- **DIRECTIVE**
Starting at the first line of the listing below, repeat each line exactly until the line containing "const cx = 763, cy = 266, R = 200;", which you include. Leave out pictures.

** start of MATERIAL **

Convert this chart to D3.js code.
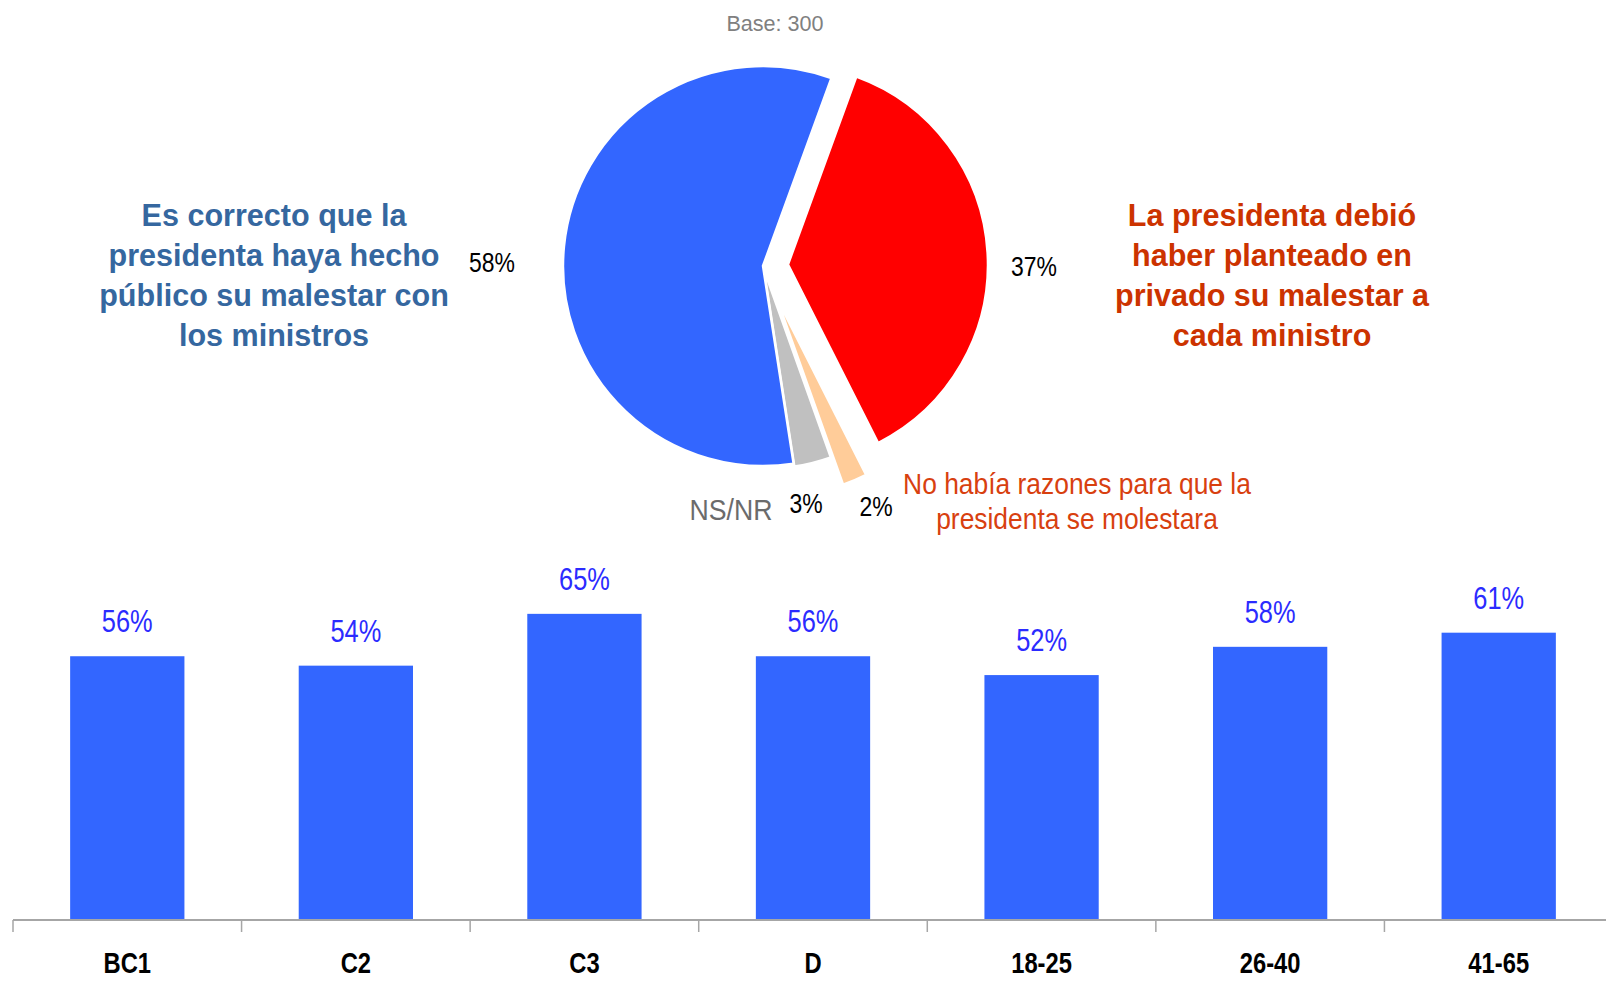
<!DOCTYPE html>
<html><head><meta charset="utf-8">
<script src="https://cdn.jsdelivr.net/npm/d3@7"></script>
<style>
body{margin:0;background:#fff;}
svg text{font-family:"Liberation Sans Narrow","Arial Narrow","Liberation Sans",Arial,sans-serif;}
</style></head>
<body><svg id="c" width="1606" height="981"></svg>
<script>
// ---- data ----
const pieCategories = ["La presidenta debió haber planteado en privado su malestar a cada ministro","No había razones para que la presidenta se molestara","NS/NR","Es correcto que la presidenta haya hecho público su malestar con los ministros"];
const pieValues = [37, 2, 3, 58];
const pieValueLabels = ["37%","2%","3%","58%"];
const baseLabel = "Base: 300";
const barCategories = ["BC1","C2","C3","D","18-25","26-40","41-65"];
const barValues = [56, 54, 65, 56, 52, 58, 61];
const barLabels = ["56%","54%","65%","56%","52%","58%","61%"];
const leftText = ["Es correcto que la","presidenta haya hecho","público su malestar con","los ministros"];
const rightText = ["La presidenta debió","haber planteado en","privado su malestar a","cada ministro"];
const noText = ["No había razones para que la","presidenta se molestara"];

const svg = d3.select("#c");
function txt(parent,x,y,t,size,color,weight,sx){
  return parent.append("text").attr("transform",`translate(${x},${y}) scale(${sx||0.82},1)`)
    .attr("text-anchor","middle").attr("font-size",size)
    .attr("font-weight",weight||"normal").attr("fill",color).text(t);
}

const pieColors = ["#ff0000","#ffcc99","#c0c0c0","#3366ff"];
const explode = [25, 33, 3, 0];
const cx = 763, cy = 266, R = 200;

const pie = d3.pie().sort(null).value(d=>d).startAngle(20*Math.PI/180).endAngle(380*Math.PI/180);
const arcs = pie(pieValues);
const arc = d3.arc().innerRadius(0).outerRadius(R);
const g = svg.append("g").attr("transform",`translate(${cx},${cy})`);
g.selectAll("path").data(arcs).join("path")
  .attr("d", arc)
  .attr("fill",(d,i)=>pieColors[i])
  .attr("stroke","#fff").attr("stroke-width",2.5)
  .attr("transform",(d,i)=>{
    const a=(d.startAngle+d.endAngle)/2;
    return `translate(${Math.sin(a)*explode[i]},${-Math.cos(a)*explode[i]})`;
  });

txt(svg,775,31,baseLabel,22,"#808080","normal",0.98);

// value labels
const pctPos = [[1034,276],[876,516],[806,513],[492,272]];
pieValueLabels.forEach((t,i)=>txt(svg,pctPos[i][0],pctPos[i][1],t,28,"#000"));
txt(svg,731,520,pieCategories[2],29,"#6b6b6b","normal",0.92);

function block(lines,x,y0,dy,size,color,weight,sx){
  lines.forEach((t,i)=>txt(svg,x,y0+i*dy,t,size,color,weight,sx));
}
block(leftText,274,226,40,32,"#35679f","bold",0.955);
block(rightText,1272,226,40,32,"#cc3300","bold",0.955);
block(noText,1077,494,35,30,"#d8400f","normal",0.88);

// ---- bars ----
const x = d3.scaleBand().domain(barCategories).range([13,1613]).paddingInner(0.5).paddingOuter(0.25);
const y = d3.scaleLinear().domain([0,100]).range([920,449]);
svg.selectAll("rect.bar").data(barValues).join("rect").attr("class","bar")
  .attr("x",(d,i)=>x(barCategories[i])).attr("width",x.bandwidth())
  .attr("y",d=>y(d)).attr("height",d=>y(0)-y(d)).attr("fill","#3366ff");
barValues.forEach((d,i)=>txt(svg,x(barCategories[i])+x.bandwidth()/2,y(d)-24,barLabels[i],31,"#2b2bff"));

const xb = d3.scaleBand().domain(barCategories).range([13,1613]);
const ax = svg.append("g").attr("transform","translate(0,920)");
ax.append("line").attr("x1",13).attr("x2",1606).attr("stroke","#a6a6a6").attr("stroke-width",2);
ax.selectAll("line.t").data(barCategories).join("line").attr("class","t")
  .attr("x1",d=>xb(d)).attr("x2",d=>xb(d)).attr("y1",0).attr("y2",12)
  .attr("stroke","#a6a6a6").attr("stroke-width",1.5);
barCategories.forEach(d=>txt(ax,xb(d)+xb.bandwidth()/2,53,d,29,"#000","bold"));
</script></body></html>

** end of MATERIAL **

- **ANSWER TO THIS TASK**
Convert this chart to D3.js code.
<!DOCTYPE html>
<html><head><meta charset="utf-8">
<script src="https://cdn.jsdelivr.net/npm/d3@7"></script>
<style>
body{margin:0;background:#fff;}
svg text{font-family:"Liberation Sans Narrow","Arial Narrow","Liberation Sans",Arial,sans-serif;}
</style></head>
<body><svg id="c" width="1606" height="981"></svg>
<script>
// ---- data ----
const pieCategories = ["La presidenta debió haber planteado en privado su malestar a cada ministro","No había razones para que la presidenta se molestara","NS/NR","Es correcto que la presidenta haya hecho público su malestar con los ministros"];
const pieValues = [37, 2, 3, 58];
const pieValueLabels = ["37%","2%","3%","58%"];
const baseLabel = "Base: 300";
const barCategories = ["BC1","C2","C3","D","18-25","26-40","41-65"];
const barValues = [56, 54, 65, 56, 52, 58, 61];
const barLabels = ["56%","54%","65%","56%","52%","58%","61%"];
const leftText = ["Es correcto que la","presidenta haya hecho","público su malestar con","los ministros"];
const rightText = ["La presidenta debió","haber planteado en","privado su malestar a","cada ministro"];
const noText = ["No había razones para que la","presidenta se molestara"];

const svg = d3.select("#c");
function txt(parent,x,y,t,size,color,weight,sx){
  return parent.append("text").attr("transform",`translate(${x},${y}) scale(${sx||0.82},1)`)
    .attr("text-anchor","middle").attr("font-size",size)
    .attr("font-weight",weight||"normal").attr("fill",color).text(t);
}

const pieColors = ["#ff0000","#ffcc99","#c0c0c0","#3366ff"];
const explode = [25, 33, 3, 0];
const cx = 763, cy = 266, R = 200;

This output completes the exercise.